The example looks contrived, and it is if your age is always 24. But if each person has a different age and you are now requiring age on signup but also allowing older users to fill in their age on a separate screen then this type of function would make a lot of sense. So now that I’ve convinced you that this type of feature is generally useful, let’s do the operation much more efficiently and without as much conditional logic in our code and without two separate database calls.

client = MongoClient.new
db = client['example-db] 
coll = db['example-collection']
coll.update({"email" => "[email protected]"}, {"age" => 24}, {upsert: true})

By simply adding upsert true to the update command we get the exact same functionality, but only make a single call to the database. The database will take care of merging our age with our email address and inserting it if it needs too or just updating the record if that’s what’s called for. Much much nicer.

Redis has a similar construct for upserting using the SET command. This is really useful for establishing a temporary lock as redis also supports expire value. The following code illustrates how to set a lock using upserting in redis.

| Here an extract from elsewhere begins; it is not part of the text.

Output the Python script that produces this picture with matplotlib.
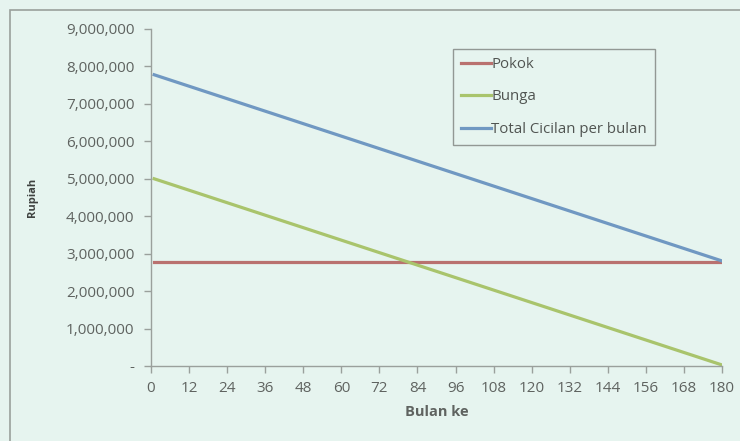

# assuming you've created a redis connection
# set the key mytestkey to a value of 100 with 
# an expiration of 30 seconds if and only if the key 
# does not currently exist.
redis.set("mytestkey", 100, {ex: 30, nx: true })

I won’t go into all the details about how useful this is, but if you can think about trying to do something like this before nx was an option on the set command you would see that you would have to do additional work in your application logic. Additionally, having one command helps avoid race conditions as it reduces the amount of time you are manipulating and syncing code in your application layer.

One last example to convince you that that upserting should not be an optional feature in modern api design. Amazon dynamodb includes it in their UpdateItem api call by default.

So clearly modern data manipulation API’s should allow for upserting of data. Recently I had to do some integration work with the contant contact api so that our marketing department could segement users by interest. The experience left me longing for a better implementation. One that included, you guessed it, upsert capability.

Failure 1

If one reads the API documention for creating a new contact they can see clearly that if they issue a post against the contacts endpoint and the email address is already in the system then you will receive the following 409 error.

The email address provided is already in use

Failure 2

Looking at the API documention for updating a contact one can see that you can not even update a user based on any other attribute other than the ID of the contact. Clearly upserting doesn’t work in this case because I have to find the id anyway in order to update the data.

This is wrong on a couple of levels

  1. email addresses must be unique as established earlier, yet I need a special id to update one? That does not follow how you would expect an api to work.
  2. I have no way of changing just a piece of the data even if I have the contact id. I need to override the contact entirely. This means I have to first pull down the existing contacts data merge in my new data in code and then send back the new merged data. A lot of work that should be done by the API provider and not the API consumer.

The whole point of this post is to beg the API developers of the world (especially public companies like constant contact) to please consider how an application would actually go about integrating with your API and to develop the functionality that moves the data management to the API and away from the client application. One way to move in the right direction is to allow upsert capability. If databases are doing it then so should your API’s.